Sequence detector FSM in Verilog - Time & Space Complexity

We want to understand how the time needed to detect a sequence changes as the input grows.

How does the FSM handle longer input streams in terms of steps it takes?

Analyze the time complexity of the following code snippet.

module sequence_detector(
  input clk, reset, in_bit,
  output reg detected
);
  reg [1:0] state, next_state;

  always @(posedge clk or posedge reset) begin
    if (reset) state <= 0;
    else state <= next_state;
  end

  always @(*) begin
    case(state)
      0: next_state = (in_bit) ? 1 : 0;
      1: next_state = (in_bit) ? 1 : 2;
      2: next_state = (in_bit) ? 3 : 0;
      3: next_state = (in_bit) ? 1 : 2;
      default: next_state = 0;
    endcase
    detected = (state == 3 && in_bit);
  end
endmodule

This code detects the sequence "1101" on a stream of bits using a finite state machine.
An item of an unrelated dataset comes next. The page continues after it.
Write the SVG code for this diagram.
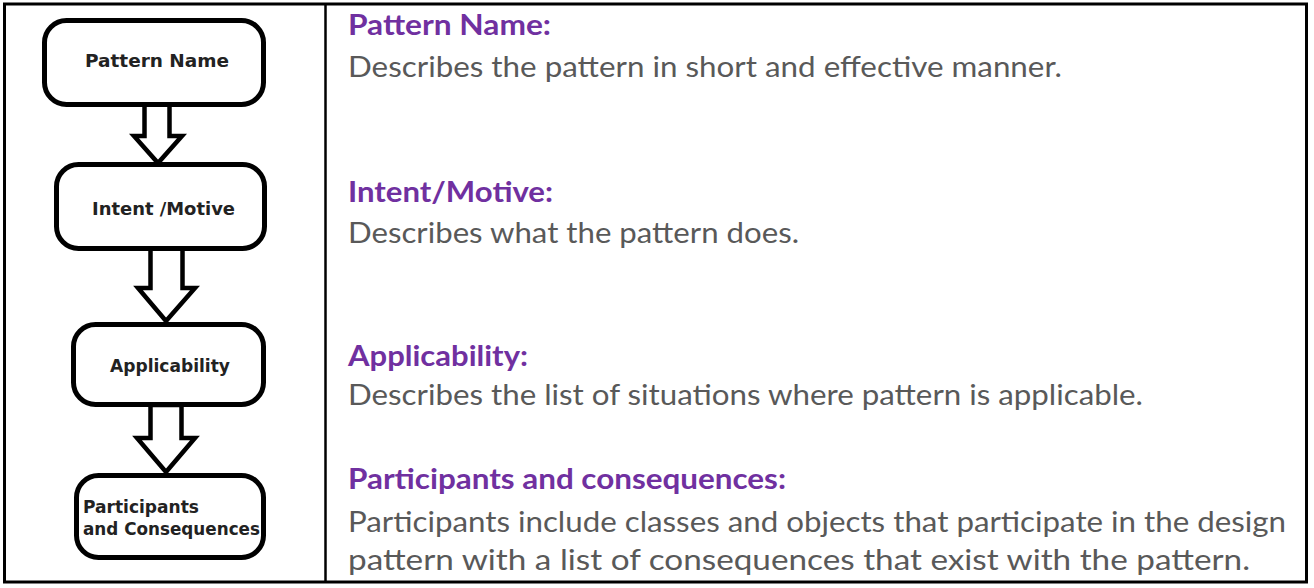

Identify the loops, recursion, array traversals that repeat.

• Primary operation: The FSM checks one input bit each clock cycle and updates its state.
• How many times: Once per input bit, so it repeats for every bit in the input stream.

Each new input bit causes one state update and one check.

Input Size (n)	Approx. Operations
10	10 state updates and checks
100	100 state updates and checks
1000	1000 state updates and checks

Pattern observation: The number of operations grows directly with the number of input bits.

Time Complexity: O(n)

This means the time to detect sequences grows linearly with the input size.

[X] Wrong: "The FSM checks multiple bits at once, so it runs faster than input size."

[OK] Correct: The FSM processes one bit per clock cycle, so it must check each bit in order, making time grow with input length.

Understanding how FSMs scale with input size helps you design efficient hardware and explain your reasoning clearly in interviews.

"What if the FSM was designed to detect multiple sequences in parallel? How would the time complexity change?"